L’utilité immédiate de ce traité militaire : en 1924, le non-paiement des réparations de guerre à temps, la non-livraison de matériel, etc., justifiaient le renforcement de l’occupation militaire. Aidée par l’armée belge, la France fut contrainte de réoccuper la Ruhr et la Rhénanie. La fin de l’occupation de la Ruhr interviendra en 1925 (un an d’occupation). Le retrait de la Rhénanie devait suivre en 1930.
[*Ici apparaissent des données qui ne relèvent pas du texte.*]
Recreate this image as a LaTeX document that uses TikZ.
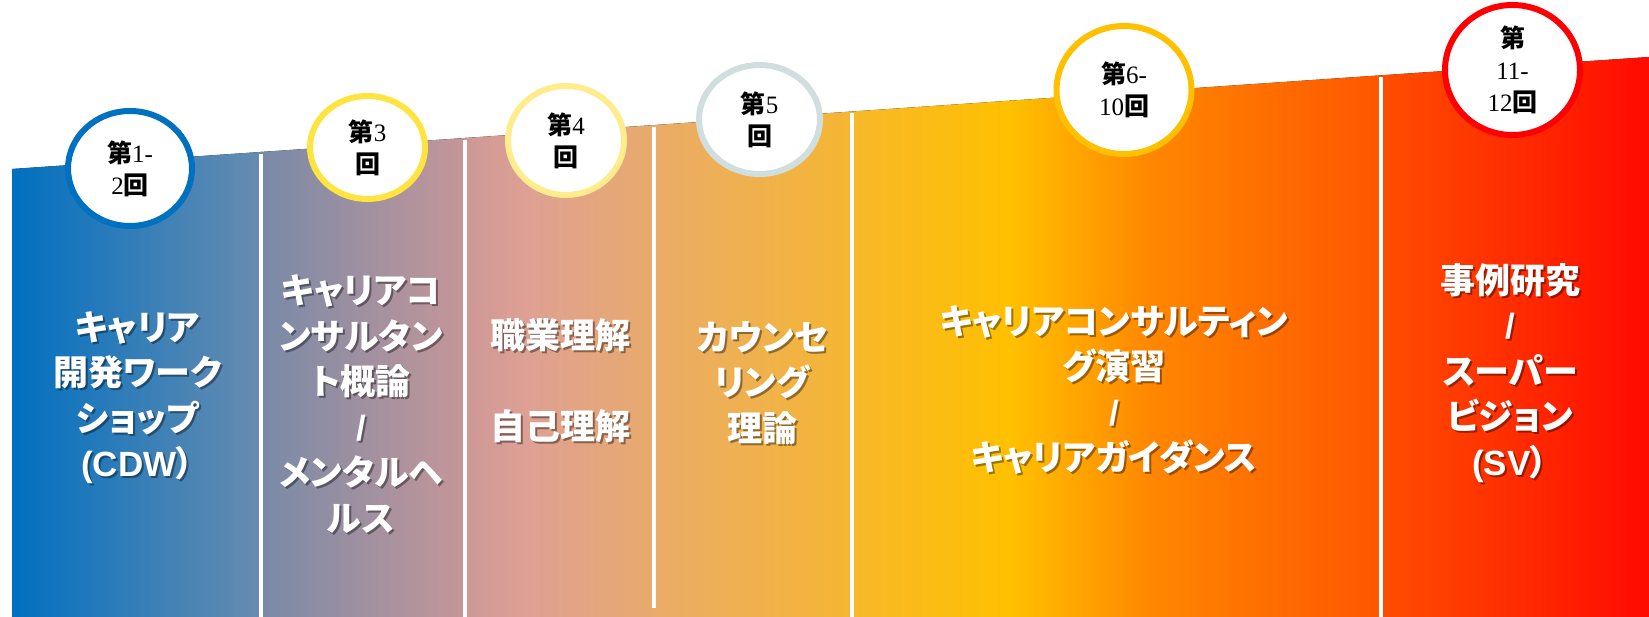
\documentclass[tikz,border=0pt]{standalone}
\usepackage{fontspec}
\newfontfamily\jp{Noto Sans CJK JP}
\newfontfamily\jpp{Noto Sans CJK JP}[RawFeature=+palt]
\newfontfamily\lserif{Liberation Serif}
\newfontfamily\lsans{Liberation Sans}
\usetikzlibrary{shapes.geometric}
\definecolor{ringblue}{RGB}{0,112,192}
\definecolor{ringyellow}{RGB}{255,228,64}
\definecolor{ringpale}{RGB}{255,236,140}
\definecolor{ringgrey}{RGB}{208,222,224}
\definecolor{ringamber}{RGB}{255,192,0}
\definecolor{ringred}{RGB}{255,0,0}
\definecolor{g0}{RGB}{0,112,192}
\definecolor{g1}{RGB}{104,140,176}
\definecolor{g2}{RGB}{120,138,168}
\definecolor{g3}{RGB}{198,150,152}
\definecolor{g4}{RGB}{205,152,150}
\definecolor{g5}{RGB}{222,160,148}
\definecolor{g6}{RGB}{233,170,108}
\definecolor{g7}{RGB}{234,172,104}
\definecolor{g8}{RGB}{245,182,50}
\definecolor{g9}{RGB}{247,184,42}
\definecolor{g10}{RGB}{255,192,0}
\definecolor{g11}{RGB}{255,135,0}
\definecolor{g12}{RGB}{255,85,0}
\definecolor{g13}{RGB}{255,78,0}
\definecolor{g14}{RGB}{255,10,0}
\newcommand\numf[1]{{\lserif\mdseries #1}}
\newcommand\slsh{{\lsans\bfseries /}}
\newcommand\txA{キャリア\\開発ワーク\\ショップ\\{\lsans\bfseries (CDW}）}
\newcommand\txB{キャリアコ\\ンサルタン\\ト概論\\\slsh\\メンタルヘ\\ルス}
\newcommand\txC{職業理解\\\strut\\自己理解}
\newcommand\txD{カウンセ\\リング\\理論}
\newcommand\txE{キャリアコンサルティン\\グ演習\\\slsh\\キャリアガイダンス}
\newcommand\txF{事例研究\\\slsh\\スーパー\\ビジョン\\{\lsans\bfseries (SV}）}
\tikzset{
  badge/.style={ellipse, draw=#1, line width=6pt, fill=white, inner sep=0pt,
    align=center, text=black, font=\jp\bfseries\fontsize{25}{32}\selectfont},
  lbl/.style={align=center, text=white, inner sep=0pt,
    font=\jpp\bfseries\fontsize{35}{45.5}\selectfont},
  lblshadow/.style={align=center, text=black, text opacity=0.4, inner sep=0pt,
    font=\jpp\bfseries\fontsize{35}{45.5}\selectfont},
  divider/.style={draw=white, line width=4.5pt},
}
\begin{document}
\begin{tikzpicture}[x=1pt,y=-1pt]
\useasboundingbox (0,0) rectangle (1649,617);
\fill[white] (0,0) rectangle (1649,617);
% gradient band
\begin{scope}
\clip (12,169) -- (1649,57) -- (1649,617) -- (12,617) -- cycle;
\fill[left color=g0, right color=g1] (11,0) rectangle (261.5,617);
\fill[left color=g2, right color=g3] (261,0) rectangle (465.5,617);
\fill[left color=g4, right color=g5] (465,0) rectangle (525.5,617);
\fill[left color=g5, right color=g6] (525,0) rectangle (654.5,617);
\fill[left color=g7, right color=g8] (654,0) rectangle (852.5,617);
\fill[left color=g9, right color=g10] (852,0) rectangle (1010.5,617);
\fill[left color=g10, right color=g11] (1010,0) rectangle (1150.5,617);
\fill[left color=g11, right color=g12] (1150,0) rectangle (1381.5,617);
\fill[left color=g13, right color=g14] (1381,0) rectangle (1650,617);
\end{scope}
% dividers
\draw[divider] (261,154) -- (261,617);
\draw[divider] (465,140) -- (465,617);
\draw[divider] (654,127) -- (654,608);
\draw[divider] (852,113) -- (852,617);
\draw[divider] (1381,77) -- (1381,617);
% texts
\node[lblshadow] (t1s) at (139.5,399.5) {\txA};
\node[lbl] (t1) at (137.5,397.5) {\txA};
\node[lblshadow] (t2s) at (363,406) {\txB};
\node[lbl] (t2) at (361,404) {\txB};
\node[lblshadow] (t3s) at (562,383) {\txC};
\node[lbl] (t3) at (560,381) {\txC};
\node[lblshadow] (t4s) at (764,385) {\txD};
\node[lbl] (t4) at (762,383) {\txD};
\node[lblshadow] (t5s) at (1116,392) {\txE};
\node[lbl] (t5) at (1114,390) {\txE};
\node[lblshadow] (t6s) at (1512,375) {\txF};
\node[lbl] (t6) at (1510,373) {\txF};
% badges
\node[badge=ringblue, minimum width=124pt, minimum height=115pt] (c1) at (130,168.5)
  {第\numf{1-}\\\numf{2}回};
\node[badge=ringyellow, minimum width=115pt, minimum height=103pt] (c2) at (367.5,147.5)
  {第\numf{3}\\回};
\node[badge=ringpale, minimum width=116pt, minimum height=109pt] (c3) at (566,140.5)
  {第\numf{4}\\回};
\node[badge=ringgrey, minimum width=121pt, minimum height=109pt] (c4) at (759.5,119.5)
  {第\numf{5}\\回};
\node[badge=ringamber, minimum width=135pt, minimum height=128pt] (c5) at (1124,90)
  {第\numf{6-}\\\numf{10}回};
\node[badge=ringred, minimum width=135pt, minimum height=130pt] (c6) at (1512.5,70)
  {第\\\numf{11-}\\\numf{12}回};
\end{tikzpicture}
\end{document}
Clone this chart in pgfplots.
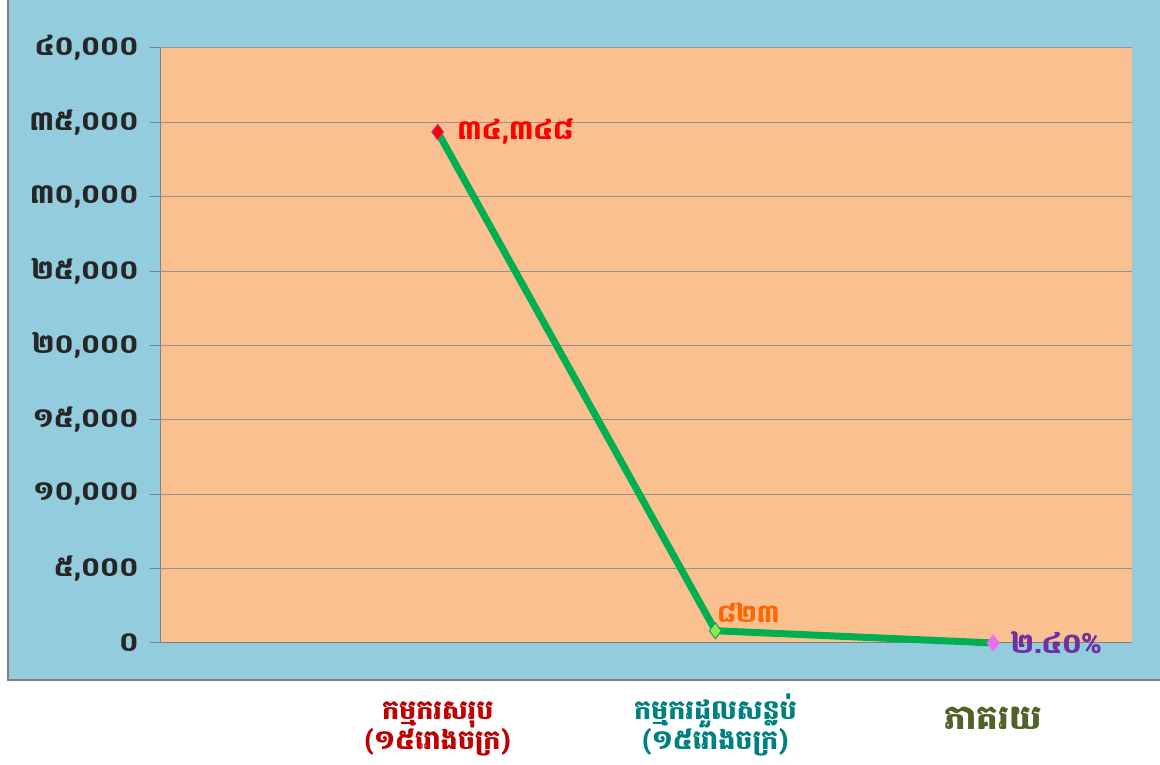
\documentclass[border=0pt]{standalone}
\usepackage{pgfplots}
\pgfplotsset{compat=1.18}
\usepackage{fontspec}
\newfontfamily\khmer[Script=Khmer]{Battambang}
\definecolor{bgblue}{RGB}{147,205,221}
\definecolor{plotor}{RGB}{250,192,144}
\definecolor{lgreen}{RGB}{0,176,80}
\definecolor{cat1}{RGB}{192,0,0}
\definecolor{cat2}{RGB}{0,128,128}
\definecolor{cat3}{RGB}{79,98,40}
\definecolor{lblorange}{RGB}{255,102,0}
\definecolor{lblpurple}{RGB}{112,48,160}
\definecolor{mkpink}{RGB}{238,110,238}
\definecolor{mkgreen}{RGB}{146,230,80}
\begin{document}
\begin{tikzpicture}[x=1pt,y=1pt]
\useasboundingbox (0,0) rectangle (1160,765);
\fill[bgblue] (8,85) rectangle (1162,767);
\draw[gray, line width=2pt] (8,767) -- (8,85) -- (1162,85);
\begin{axis}[
  at={(160pt,122pt)}, anchor=south west,
  scale only axis, width=972pt, height=595pt,
  xmin=0, xmax=3.5, ymin=0, ymax=40000,
  scaled y ticks=false,
  axis background/.style={fill=plotor},
  axis x line=bottom, axis y line=left,
  axis line style={-, draw=gray, line width=1pt},
  ytick={0,5000,10000,15000,20000,25000,30000,35000,40000},
  yticklabels={០,{៥,០០០},{១០,០០០},{១៥,០០០},{២០,០០០},{២៥,០០០},{៣០,០០០},{៣៥,០០០},{៤០,០០០}},
  yticklabel style={font=\khmer\bfseries\fontsize{27}{30}\selectfont, text=black!85, xshift=-8pt},
  ymajorgrids, grid style={gray!85, line width=1pt},
  y tick style={gray, line width=1pt}, tick align=outside, major tick length=10pt,
  xtick={1,2,3}, x tick style={draw=none},
  xticklabels={
    {\rule{0pt}{26pt}\textcolor{cat1}{កម្មករសរុប}\\\textcolor{cat1}{(១៥រោងចក្រ)}},
    {\rule{0pt}{26pt}\textcolor{cat2}{កម្មករដួលសន្លប់}\\\textcolor{cat2}{(១៥រោងចក្រ)}},
    {\rule{0pt}{26pt}\raisebox{-10pt}{\textcolor{cat3}{\fontsize{34}{36}\selectfont ភាគរយ}}}},
  xticklabel style={yshift=-40pt, anchor=north, align=center, inner sep=0pt,
    font=\khmer\bfseries\fontsize{27}{29}\selectfont},
  clip=false]
\addplot[only marks, mark=diamond*, mark size=8pt,
  mark options={fill=mkgreen, draw=lgreen, line width=1pt},
  nodes near coords={\khmer\bfseries ៨២៣},
  every node near coord/.append style={anchor=south west, xshift=-2pt, yshift=4pt,
    text=lblorange, font=\fontsize{25}{28}\selectfont}]
  coordinates {(2,823)};
\addplot[lgreen, line width=7pt, no marks, line join=round]
  coordinates {(1,34348) (2,823) (3,2.40)};
\addplot[only marks, mark=diamond*, mark size=8pt,
  mark options={fill=red, draw=violet!70, line width=0.8pt},
  nodes near coords={\khmer\bfseries ៣៤,៣៤៨},
  every node near coord/.append style={anchor=west, xshift=16pt,
    text=red, font=\fontsize{27}{30}\selectfont}]
  coordinates {(1,34348)};
\addplot[only marks, mark=diamond*, mark size=8pt,
  mark options={fill=mkpink, draw=mkpink, line width=0.8pt},
  nodes near coords={\khmer\bfseries ២.៤០\%},
  every node near coord/.append style={anchor=west, xshift=14pt,
    text=lblpurple, font=\fontsize{28}{30}\selectfont}]
  coordinates {(3,2.40)};
\end{axis}
\end{tikzpicture}
\end{document}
A cette époque, l’Association flamande des anciens combattants (VOS) mena donc la campagne virulente « Los van Frankrijk. Elle pouvait compter sur le soutien de l’ensemble du mouvement flamand. Finalement, la Belgique redevint neutre en 1936 en dépit de la menace de guerre nazie devenue évidente comme le prouve la réoccupation de la Rhénanie par Hitler en février de la même année. Pour respecter la vérité historique, des socialistes wallons pacifistes avaient le même objectif que le mouvement flamand. Enfin, le Front populaire qui avait signé un accord avec l’Union soviétique effrayait une grande partie des élites belges.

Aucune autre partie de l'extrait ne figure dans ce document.